The immediate goal of the FDL is for pupils to be able to achieve fluency on a new text every single day, an achievement that many struggling readers seldom experience. The texts we use are usually short in length in order to keep the lessons to no more than 20 minutes (poems can work well, as their rhythm and rhyme lend themselves to prosodic reading).
Here is the general protocol for the FDL:
- 1. Teacher presents a copy of the day’s poem to the class, then reads them the poem aloud while pupils follow along silently. The teacher may choose to read the poem multiple times with different levels of prosody. After the reading, the teacher discusses the meaning of the poem with pupils.
- 2. Teacher and pupils read the poem together chorally. Multiple readings can be made with different groupings of students.
- 3. Pupils work alone or with classmates to continue practicing the poem independently. The teacher provides feedback and encouragement.
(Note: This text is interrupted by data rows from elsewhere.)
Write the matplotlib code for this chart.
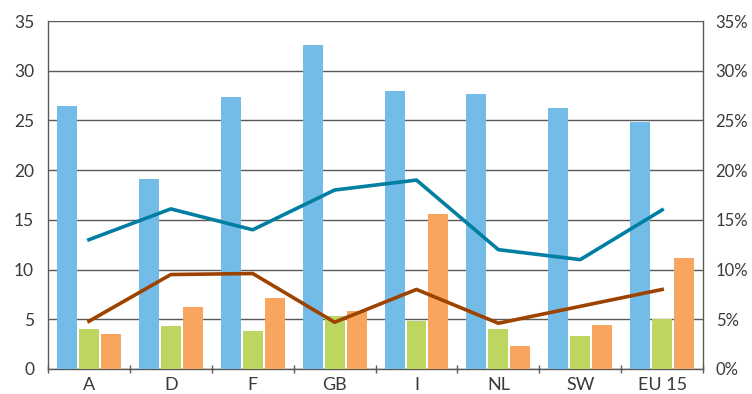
import numpy as np
import matplotlib
matplotlib.use("Agg")
import matplotlib.pyplot as plt

plt.rcParams['font.family'] = ['Lato', 'DejaVu Sans']

# Länder und Werte
countries = ['A', 'D', 'F', 'GB', 'I', 'NL', 'SW', 'EU 15']
blue_vals = [26.5, 19.1, 27.4, 32.6, 28.0, 27.7, 26.2, 24.8]
green_vals = [4.0, 4.3, 3.8, 5.3, 4.8, 4.0, 3.3, 5.0]
orange_vals = [3.5, 6.2, 7.1, 5.8, 15.6, 2.3, 4.4, 11.2]
teal_pct = [13.0, 16.1, 14.0, 18.0, 19.0, 12.0, 11.0, 16.0]
brown_pct = [4.8, 9.5, 9.6, 4.7, 8.0, 4.6, 6.3, 8.0]

left_ticks = [0, 5, 10, 15, 20, 25, 30, 35]
right_ticks = [0, 5, 10, 15, 20, 25, 30, 35]

c_blue = '#74bce8'
c_green = '#bcd660'
c_orange = '#f8a65f'
c_teal = '#007fa3'
c_brown = '#9c4300'
c_text = '#3a3a3a'
c_grid = '#5a5a5a'

fig = plt.figure(figsize=(7.52, 3.94), dpi=100)
ax = fig.add_axes([0.0638, 0.0635, 0.935 - 0.0638, 0.9467 - 0.0635])

x = np.arange(len(countries))
w = 0.244
off = 0.268
ax.bar(x - off, blue_vals, w, color=c_blue, zorder=3)
ax.bar(x, green_vals, w, color=c_green, zorder=3)
ax.bar(x + off, orange_vals, w, color=c_orange, zorder=3)

ax.set_xlim(-0.5, len(countries) - 0.5)
ax.set_ylim(0, 35)
ax.set_yticks(left_ticks)
ax.set_yticklabels([str(t) for t in left_ticks])
ax.yaxis.grid(True, color=c_grid, linewidth=1.0, zorder=0)
ax.set_axisbelow(True)

# Kategoriengrenzen als Ticks unten
ax.set_xticks(np.arange(-0.5, len(countries), 1.0))
ax.set_xticklabels([])
ax.set_xticks(x, minor=True)
ax.set_xticklabels(countries, minor=True)
ax.tick_params(axis='x', which='major', length=6, width=1, color=c_grid, direction='inout')
ax.tick_params(axis='x', which='minor', length=0, labelsize=13, labelcolor=c_text, pad=6)
ax.tick_params(axis='y', length=0, labelsize=12.5, labelcolor=c_text, pad=10)

for s in ['left', 'right', 'bottom']:
    ax.spines[s].set_color(c_grid)
    ax.spines[s].set_linewidth(1.0)
ax.spines['top'].set_visible(False)

ax2 = ax.twinx()
ax2.set_position(ax.get_position())
ax2.plot(x, teal_pct, color=c_teal, linewidth=2.6, zorder=4)
ax2.plot(x, brown_pct, color=c_brown, linewidth=2.6, zorder=4)
ax2.set_ylim(0, 35)
ax2.set_yticks(right_ticks)
ax2.set_yticklabels([f'{t}%' for t in right_ticks])
ax2.tick_params(axis='y', length=0, labelsize=12, labelcolor=c_text, pad=9)
for s in ['left', 'top', 'bottom', 'right']:
    ax2.spines[s].set_visible(False)

fig.savefig('out.png', dpi=100)
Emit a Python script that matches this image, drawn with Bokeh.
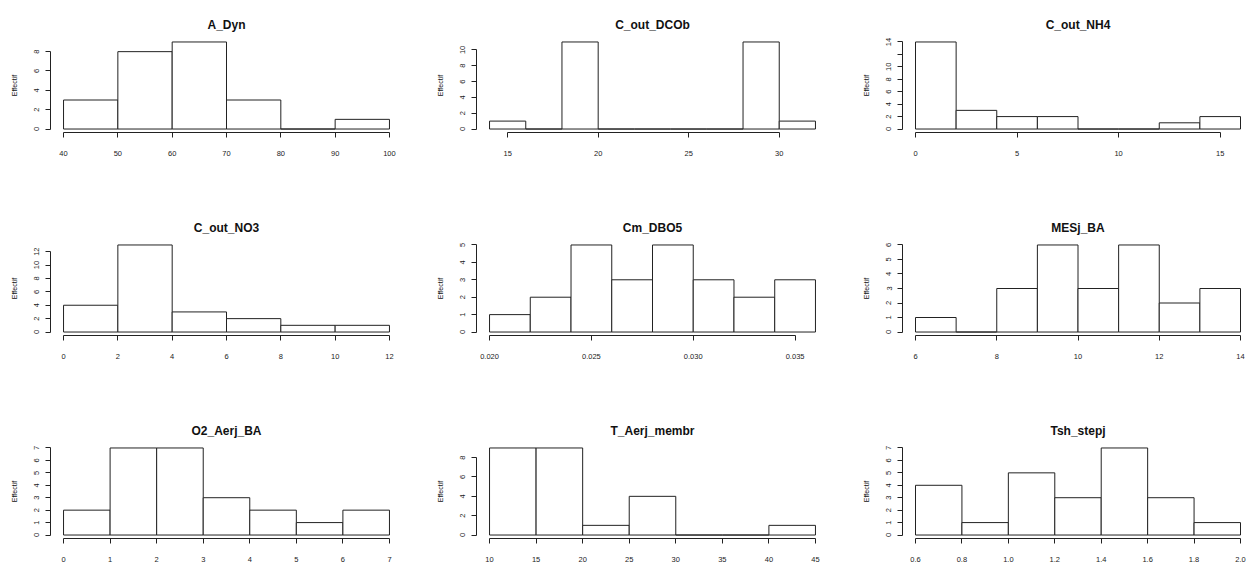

- 4. Pupils perform the poem with fluency for an audience. The audience could be fellow classmates, the teacher, or others. Pupils are recognized for their good reading.
- 5. Teacher and pupils engage in a brief study of selected words from the poem.
- 6. Pupils continue rehearsing and performing the poem for family members at home.
What is truly appealing about the FDL is that it allows pupils to feel successful as readers.
Although fluency is often thought of as a competency learned in primary school, if pupils have not achieved fluency by then they are most likely to struggle with fluency and comprehension into middle and secondary school. To adapt the FDL for older pupils requires teachers to find texts that are age appropriate.
Reading fluency has had a history of being misunderstood and neglected in our reading curricula. It is essential that we become aware of the importance of reading fluency and find ways to make fluency instruction an integral and important part of literacy education at all school levels.